DG: Wait, wait, time out. You worked as a busboy in a Pancho Villa?

PI: Yes, generously pouring hot sauce into customers’ laps, pouring water into the hot sauce place, entrusted only to clear up plates and I couldn’t even manage that. I only had to do it for three months, luckily, and then I got in a bus and rode from Tijuana down to La Paz, Bolivia. Then I flew up the west coast of South America through Brazil and Suriname to Trinidad, got to Miami, and then took a Greyhound bus home. I’m just telling all that as a way of saying by that time, travel had already become my home. I was most at home on the road, alone, not knowing what was around me, and exalting in all of that.

It was shortly thereafter that I decided to turn it to advantage. I studied nothing but English for eight years getting nothing but more unemployable with each passing year—let’s hope there are no English majors in this audience—and then I thought, well the only thing I’ve learned to do is read, write, and travel, so I’d better try to alchemize these into some kind of profession. So then I started doing it ostensibly as a profession, but really because it was second nature and something I felt comfortable doing.

One of the things I most appreciated in travel and do still is that it confronts you with moral and emotional tangles that it’s easy to sleepwalk past, to sidestep in one’s everyday life. You arrive on the streets of Havana and a stranger comes up to you, a Cuban, and shows you everything for a week, and couldn’t be kinder and more understanding and sympathetic, never asks for anything, opens all the doors of his country to you, and really gives you Cuba.

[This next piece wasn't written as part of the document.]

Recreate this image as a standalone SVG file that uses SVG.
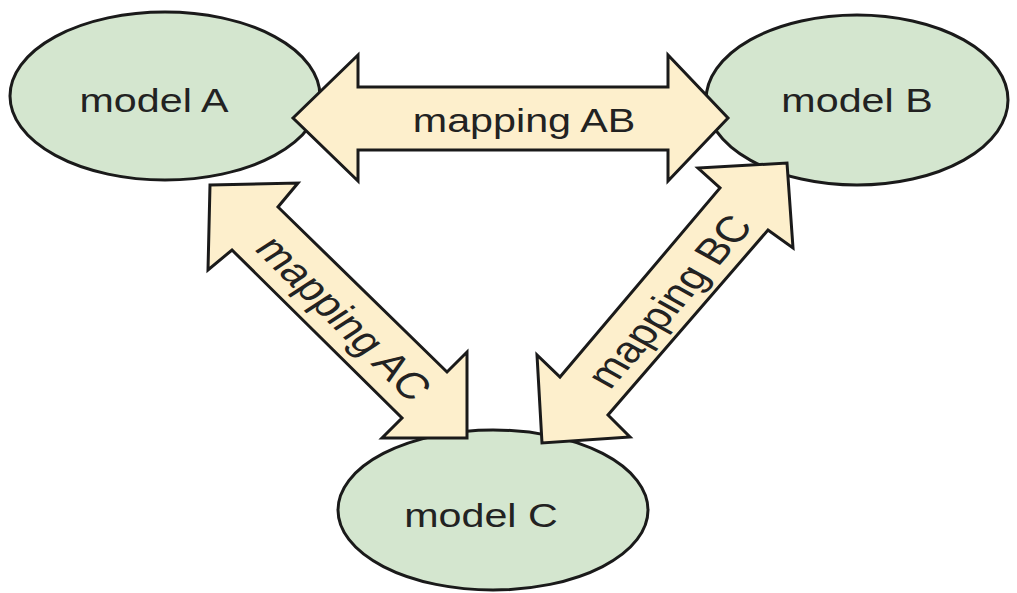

Then, just as you’re about to board the plane, he says, “Please will you get me a green card?” What do you do with that? I don’t think there’s a right answer, but it’s a really important question to think about. When you’re in the same situation at home, somehow it’s easier to slide away from it, but there, when you return to your home, all you’re thinking about is this Cuban person waiting at the airport for a letter from his new friend that’s either going to open a new door or is going to, not close the door, but allow him some way to keep the hope alive in a situation with very little hope. It’s one of the things I love about Graham Greene; more than any other traveler, that’s what he was interested in, how to see the world as it is and how to bring kindness to it. Travel asks you that question at every second.

DG: It’s difficult that the more you open yourself up to the world, the more rewards you get, but the more you expose yourself to that kind of very, very difficult situation. Someone’s taken you into their life, you’ve taken someone into your life, and suddenly they ask you something that’s almost impossible for you to do.

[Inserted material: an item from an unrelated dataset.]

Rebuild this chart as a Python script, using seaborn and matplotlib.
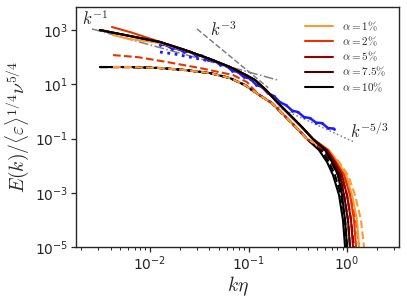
import numpy as np
import pandas as pd
import matplotlib
matplotlib.use("Agg")
import matplotlib.pyplot as plt
import seaborn as sns

sns.set_theme(style="ticks")
plt.rcParams["mathtext.fontset"] = "cm"
plt.rcParams["font.family"] = ["DejaVu Sans"]

# ---------------- data (k*eta, normalized E) ----------------
alphas = ["1", "2", "5", "7.5", "10"]
colors = ["#ff9933", "#e63300", "#990000", "#4c0000", "#000000"]

# upper solid family: shared mid section
k_up_mid = [0.0031, 0.00626, 0.01265, 0.02265, 0.04064, 0.06486, 0.0920,
            0.1164, 0.1507, 0.1995, 0.2637, 0.349, 0.452]
E_up_mid = [1000, 601, 361, 183, 85.1, 43.2, 22.8, 14.3, 6.1, 2.02, 0.73, 0.263, 0.095]
E_tail = [0.0373, 0.0135, 0.00447, 8.15e-4, 9.75e-5, 1.0e-5, 1.0e-6]

k_tail_up = {
    "10":  [0.598, 0.705, 0.810, 0.889, 0.955, 1.000, 1.014],
    "7.5": [0.612, 0.721, 0.849, 0.933, 1.023, 1.072, 1.087],
    "5":   [0.627, 0.755, 0.889, 1.000, 1.098, 1.151, 1.167],
    "2":   [0.641, 0.773, 0.933, 1.072, 1.178, 1.234, 1.250],
    "1":   [0.656, 0.810, 0.977, 1.124, 1.264, 1.324, 1.342],
}
# different starts of the upper curves
k_start_red = [0.00411, 0.00626, 0.01265]
E_start_red = [1290, 843, 365]
k_start_orange = [0.00421, 0.00626, 0.01265, 0.02265]
E_start_orange = [653, 466, 331, 178]

# lower family (solid black + dashed)
k_low_mid = [0.0031, 0.00626, 0.01265, 0.02265, 0.04064, 0.06486, 0.0920,
             0.1247, 0.173, 0.229, 0.303, 0.393]
E_low_mid = [43.2, 43.2, 39.6, 33.4, 25.9, 16.9, 9.3, 4.35, 2.02, 0.73, 0.263, 0.095]
k_tail_low_solid = [0.520, 0.627, 0.721, 0.830, 0.910, 0.955, 0.966]

k_tail_dash = {
    "10":  [0.545, 0.656, 0.755, 0.869, 0.955, 1.000, 1.012],
    "7.5": [0.570, 0.689, 0.810, 0.933, 1.023, 1.072, 1.084],
    "5":   [0.584, 0.721, 0.869, 1.000, 1.098, 1.178, 1.192],
    "2":   [0.612, 0.773, 0.933, 1.098, 1.234, 1.324, 1.339],
    "1":   [0.641, 0.830, 1.023, 1.206, 1.387, 1.488, 1.505],
}
k_dash_red_start = [0.00421, 0.00755, 0.0149, 0.0322, 0.0697, 0.0966]
E_dash_red_start = [119, 100, 66, 39.6, 21.9, 12.0]

# DNS-like blue data
k_blue = [0.01265, 0.01454, 0.01671, 0.01922, 0.02211, 0.02546, 0.02929, 0.03373,
          0.03882, 0.04467, 0.05140, 0.05916, 0.06792, 0.07816, 0.08995, 0.1035,
          0.1191, 0.1371, 0.1578, 0.1816, 0.2089, 0.2404, 0.2767, 0.3184, 0.3656,
          0.4207, 0.4842, 0.5572, 0.6412, 0.7379]
E_blue = [291.7, 279.6, 207.7, 207.7, 154.2, 160.9, 114.6, 114.6, 80.2, 74.9,
          53.3, 49.0, 32.0, 28.2, 18.4, 16.2, 9.75, 7.88, 4.61, 3.67, 2.15, 1.71,
          1.07, 0.942, 0.616, 0.566, 0.386, 0.370, 0.242, 0.232]
k_blue_dot = [0.01265, 0.0179, 0.0255, 0.0361, 0.0479]
E_blue_dot = [154, 130, 100, 78, 66]

# reference slopes
k_ref1 = [0.00258, 0.1995]; E_ref1 = [1096, 14.2]
k_ref3 = [0.0300, 0.1585];  E_ref3 = [1096, 7.43]
k_ref53 = [0.1995, 1.205];  E_ref53 = [1.44, 0.0717]

# ---------------- figure ----------------
fig = plt.figure(figsize=(4.07, 2.98), dpi=100)
ax = fig.add_axes([76/407, 51/298, 323/407, 240/298])
ax.set_xscale("log"); ax.set_yscale("log")

def line(x, y, **kw):
    sns.lineplot(x=x, y=y, ax=ax, estimator=None, sort=False, **kw)

LW = 1.5
col = dict(zip(alphas, colors))

# reference slopes (behind the curves)
line(k_ref1, E_ref1, color="0.5", lw=1.1, linestyle="-.")
line(k_ref53, E_ref53, color="0.5", lw=1.1, linestyle=":")

# dashed family (background ones)
for a in ["10", "7.5", "5"]:
    line(k_low_mid + k_tail_dash[a], E_low_mid + E_tail, color=col[a], lw=LW, linestyle="--")
# lower solid black
line(k_low_mid + k_tail_low_solid, E_low_mid + E_tail, color="black", lw=LW)
# dashed 2% (middle path) and 1% (lower path)
line(k_dash_red_start + k_low_mid[7:] + k_tail_dash["2"],
     E_dash_red_start + E_low_mid[7:] + E_tail, color=col["2"], lw=LW, linestyle="--")
line([0.00421] + k_low_mid[1:] + k_tail_dash["1"],
     [43.2] + E_low_mid[1:] + E_tail, color=col["1"], lw=LW, linestyle="--")

# blue data
line(k_blue, E_blue, color="#1a1aff", lw=1.8, marker="o", markersize=2,
     markeredgewidth=0)
line(k_blue_dot, E_blue_dot, color="#1a1aff", lw=2.0, linestyle=":")

# upper solid family with legend
for a in alphas:
    if a == "2":
        kx = k_start_red + k_up_mid[3:]; ey = E_start_red + E_up_mid[3:]
    elif a == "1":
        kx = k_start_orange + k_up_mid[4:]; ey = E_start_orange + E_up_mid[4:]
    else:
        kx = k_up_mid; ey = E_up_mid
    line(kx + k_tail_up[a], ey + E_tail, color=col[a], lw=LW,
         label=r"$\alpha = %s\%%$" % a)

line(k_ref3, E_ref3, color="0.5", lw=1.1, linestyle="--")

ax.text(0.00204, 2344, r"$k^{-1}$", fontsize=12, ha="left", va="center")
ax.text(0.0407, 912, r"$k^{-3}$", fontsize=12, ha="left", va="center")
ax.text(1.07, 0.174, r"$k^{-5/3}$", fontsize=12, ha="left", va="center")

ax.set_xlim(0.001774, 3.37)
ax.set_ylim(1e-5, 7060)
ax.set_yticks([1e-5, 1e-3, 1e-1, 1e1, 1e3])
ax.yaxis.set_minor_locator(matplotlib.ticker.NullLocator())
ax.tick_params(labelsize=10, pad=2)
ax.tick_params(which="major", length=3.5, width=0.9)
ax.tick_params(which="minor", length=2, width=0.7)
for s in ax.spines.values():
    s.set_linewidth(1.0)
ax.set_xlabel(r"$k\eta$", fontsize=14, labelpad=1)
ax.set_ylabel(r"$E(k)/\langle\varepsilon\rangle^{1/4}\nu^{5/4}$", fontsize=14, labelpad=3)

ax.legend(loc="upper right", frameon=False, fontsize=8, handlelength=2.6,
          handletextpad=0.8, labelspacing=0.18, borderaxespad=0.7)

fig.savefig("out.png", dpi=100)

PI: Yes, beautifully said.

DG: What do you do?

PI: Exactly. The openness is the reason you’re traveling in the first place. You can’t not be open and you can’t not take seriously that plea. As you know I’ve spent a lot of time seeing the Dalai Lama travel and one of the things that so moves me about him is that wherever he goes, the first question he asks is, what can I give these people? And the second is, what can I learn from them? I think having those two questions in mind, even if you filter out all the others, is a very good searchlight to take one through any journey. Of course, most of us can’t live up to the Dalai Lama’s example or precedent, but just the fact that he’s thinking in those terms is liberating I’d say.